Before you even start poring over specification details, like Bluetooth hands-free systems and towing capacities, Mitsubishi New Zealand broadcasts one headline that, when you boil it down, is difficult to ignore.
Its Diamond Advantage Warranty scheme is pretty impressive — and if it's a reasonably hard life ahead for your ute of choice, it's something you'll definitely want to consider.
For a start, the company offers a comprehensive 10-year/160,000km power train warranty that covers mechanical issues with your engine, transmission, 4WD system, shafts, axles, and differential. On top of that, it also adds a five-year/130,000km new vehicle warranty that covers pretty much everything else.
Oh, and then there's also Mitsubishi's five-year roadside assist scheme as well — another component of the Diamond Advantage Warranty scheme.
Yes, it's a bit cart-before-horse to look at the paperwork before the product, but it's this sort of cover that really speaks volumes about a company's faith in its hardware, so it shouldn't be ignored.
Although increasingly recognised as a Japanese company strongly focused on hybrid power technology, Mitsubishi also possesses a vast amount of experience in the development of diesel power. Mitsubishi has taken learnings from their heavy truck division and applied them to the gutsy 2.5-litre unit that powers all 13 Triton variants in the New Zealand lineup.
The range-topping GLS Sport 4WD automatic we tested can also be optioned with a five-speed manual 'box, which gives you an extra 51Nm of torque at 2000rpm, although the 356Nm available in the five-speed auto is certainly more than sufficient to pull you along.
Mitsubishi also offers a four-speed auto 'box in the GLX-R, which sits just under our tester in the range and will cost you $53,990 plus ORC, versus the $59,490 plus ORC for the ute on these pages.
For the extra ask, the GLS gives you leather-faced seats, voice-activated Bluetooth controllable through the steering wheel, integrated fog lights, more bright work on the body and bigger 17" alloy wheels.
The Triton marries up perfectly well with modern expectations in terms of what comfort, convenience, and safety items are on offer to the driver and passengers, and its greatly-improved wellside tray configuration also stands out for us.
Mitsubishi takes a lot of pride in the 4WD systems it uses, these days the various traction systems featured in the Triton come under the heading of Mitsubishi All-Terrain Technology (or MATT for short).
The system really does provide the full gamut of active safety software designed to keep you on the road (or track), and includes Active Traction Control, a Multi-Mode Anti-Lock Braking system which sends different amounts of brake-force to individual wheels depending on the situation, and Active Stability Control, designed to combat under- or over-steer.
The Triton GLS's Super Select 4WD system allows you to change between four differing traction modes on the fly. In fact, you can change between 2H and 4H at anywhere up to 100kph, although we'd suggest slowing down a bit if the chip seal has just disappeared beneath groomed metal.

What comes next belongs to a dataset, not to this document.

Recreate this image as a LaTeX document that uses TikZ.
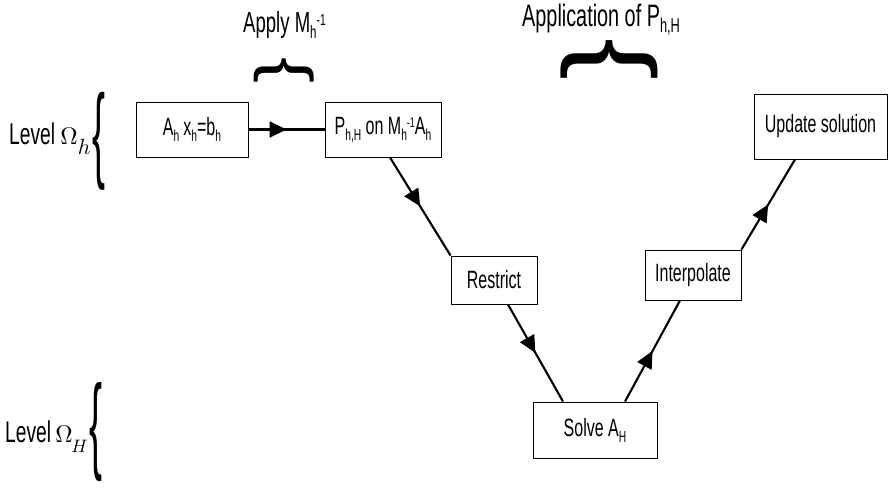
\documentclass[tikz,border=0pt]{standalone}
\usepackage{fontspec}
\setmainfont{Liberation Sans}[FakeStretch=0.64]
\usepackage{graphicx}
\usetikzlibrary{arrows.meta,decorations.markings}
\newcommand\dn[2][16]{\raisebox{-6pt}{\fontsize{#1}{#1}\selectfont #2}}
\newcommand\up[2][14]{\raisebox{7pt}{\fontsize{#1}{#1}\selectfont #2}}
\newcommand\mth[2]{\scalebox{#1}{\fontsize{10}{12}\selectfont$#2$}}
\begin{document}
\begin{tikzpicture}[x=1pt,y=-1pt,
  box/.style={draw, line width=0.9pt, inner sep=0pt, font=\fontsize{25}{28}\selectfont},
  flow/.style={line width=2.1pt, postaction={decorate},
    decoration={markings, mark=at position 0.5 with {\arrow{Triangle[length=17pt,width=16pt]}}}},
  lbl/.style={inner sep=0pt, anchor=base west},
  brc/.style={inner sep=0pt}]
\useasboundingbox (0,0) rectangle (894,489);
% boxes
\node[box, minimum width=112pt, minimum height=55pt] (A) at (192,129.5) {A\dn{h}\,x\dn{h}=b\dn{h}};
\node[box, minimum width=116pt, minimum height=55pt] (P) at (383,129.5) {P\dn{h,H} on M\dn{h}\up{-1}A\dn{h}};
\node[box, minimum width=86pt, minimum height=48pt] (R) at (494,280) {Restrict};
\node[box, minimum width=124pt, minimum height=56pt] (S) at (595,430) {Solve A\dn{H}};
\node[box, minimum width=96pt, minimum height=50pt] (I) at (693,275) {Interpolate};
\node[box, minimum width=133pt, minimum height=65pt] (U) at (820.5,126.5) {Update solution};
% connectors
\draw[flow] (A.east) -- (P.west);
\draw[flow] ([xshift=7pt]P.south) -- (R.north west);
\draw[flow] ([xshift=14pt]R.south) -- ([xshift=-32pt]S.north);
\draw[flow] ([xshift=30pt]S.north) -- ([xshift=-13pt]I.south);
\draw[flow] (I.north east) -- ([xshift=-25.5pt]U.south);
% labels
\node[lbl, font=\fontsize{30}{33}\selectfont] (lh) at (9,145) {Level \mth{2.4}{\Omega}\raisebox{-10pt}{\mth{2.2}{h}}};
\node[lbl, font=\fontsize{30}{33}\selectfont] (lH) at (5,442) {Level\hspace{-1pt} \mth{2.4}{\Omega}\hspace{-1.5pt}\raisebox{-10pt}{\mth{1.8}{H}}};
\node[lbl, font=\fontsize{29}{31}\selectfont] (ta) at (243,33) {Apply M\dn[18]{h}\up[16]{-1}};
\node[lbl, font=\fontsize{31}{34}\selectfont] (tp) at (522,27) {Application of P\dn[20]{h,H}};
% braces
\node[brc] (bh) at (99.5,141) {\resizebox*{13pt}{98pt}{\{}};
\node[brc] (bH) at (96.5,432.5) {\resizebox*{13pt}{99pt}{\{}};
\node[brc, rotate=-90] (ba) at (284,71) {\resizebox*{26pt}{60pt}{\{}};
\node[brc, rotate=-90] (bp) at (609.5,60) {\resizebox*{42pt}{97pt}{\{}};
\end{tikzpicture}
\end{document}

As you'd expect, the 4WD system incorporates full-time 4H and 4HLC (4WD high range) modes, along with 4LLC in the GLS, thanks to the centre diff-lock, specifically suited to a farm track that requires more crawling than actual driving.
Like almost all of its competitors, the Triton can be specified in four body styles: single and double cab-chassis formats, ready to accept your deck of choice on the rear; a Club Cab offering, which provides an extra modicum of space behind the driver and front passenger seats; and the full double cab, with seating for five.
Double cab Tritons also offer a back window with an electrically-opening partition – handy if you have a load of timber lengths that won't quite fit the tray or simply if you want to give the dog some fresh air without having it hanging out the side window.
Depending on your needs, the wellside tray versions are supremely practical with 1505mm of interior cargo floor length, a 1470mm cargo floor width (or 1085mm between wheel arches) and 460mm in height. The gross payload figure of 1010kg (or 1025kg for manual versions) is impressive, too.
Outside of the tray itself we were impressed with the standard rear step bumper the GLS Sport arrives with. Combined with the stylish looking side steps, the Triton in this state of dress is a good-looking truck indeed.
The Triton has flown under the radar of late, as several big brands scramble for sales supremacy. Regardless, there remains a lot to like here, not least the ute's proven off-road abilities and its back-up support in the shape of Mitsubishi's 10 Year Diamond Advantage warranty scheme.
At GLS Sport level, the Triton is a good looker too, with enough modern toys inside and chrome additions to the body outside to present a stylish overall package. Also the rear tray was redesigned a couple of years back to add valuable extra millimetres to proceedings.
All in all, the triple diamond brand continues to look after the needs of the light commercial market with a ute that covers all the bases.